Chronicling young players growth in a rebuild is supposed to be fun because expectation and stresses are low, and hope and the NBA draft is the currency. We saw it a season ago.

But far too often in this young season, the Pistons have been out of the game by the third quarter. Even the most loyal diehard fans (hello #PistonsTwitter) are losing a touch of exuberance and turning the channel early in games. (Though they’re surely turning it back on not long after. Fan is short for fanatic after all.)

The worst outcome this season would be playing a team that doesn’t complement its top young talents and cloaks their potential. So far, that has been the case at times, and it’s worth wondering if this continues, whether a move will be made in the starting lineup or perhaps from Weaver bringing in a piece to better accentuate the top of the roster. He has shown quick-strike aggression in 17 months on the job, and the Pistons will have a clean cap sheet beginning next summer as the albatross contract of Blake Griffin finally dissipates.

But back to the present, where four more games on the homestand await.

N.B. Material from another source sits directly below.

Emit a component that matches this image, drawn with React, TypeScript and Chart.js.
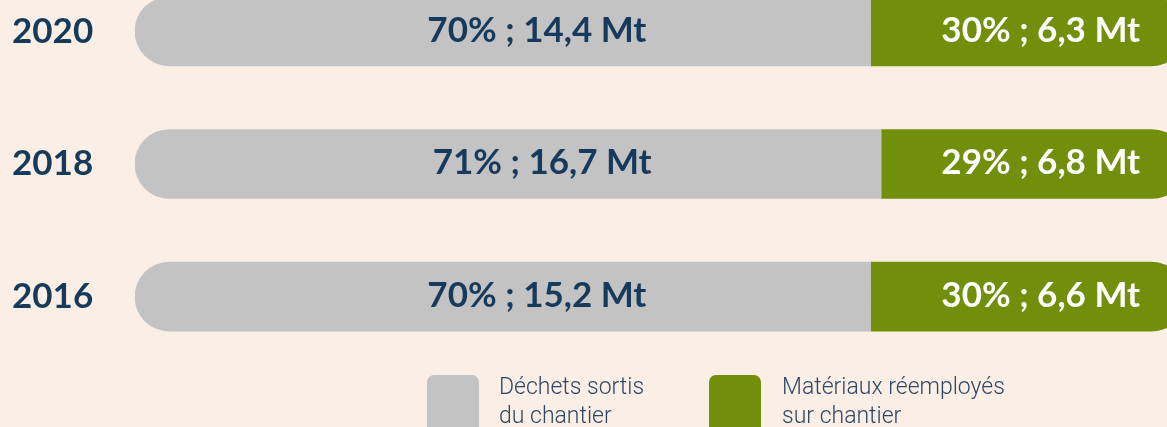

The task continues with dates every other day beginning with Indiana on Wednesday, Golden State, the Los Angeles Lakers and Miami.

A close eye will be kept on how the rest of this stretch goes, ahead of a four-game trip out West.

Wins aren’t expected each night. But competitive basketball surely is in this state.

“We’re in the wrong profession if we don’t have that (bounce back) attitude,” Casey said. “If we don’t have the attitude to say, ‘We’ve got to be ready from when the referee throws up the first jump ball,’ we can’t ease our way in. That’s my message until I don’t have a message.”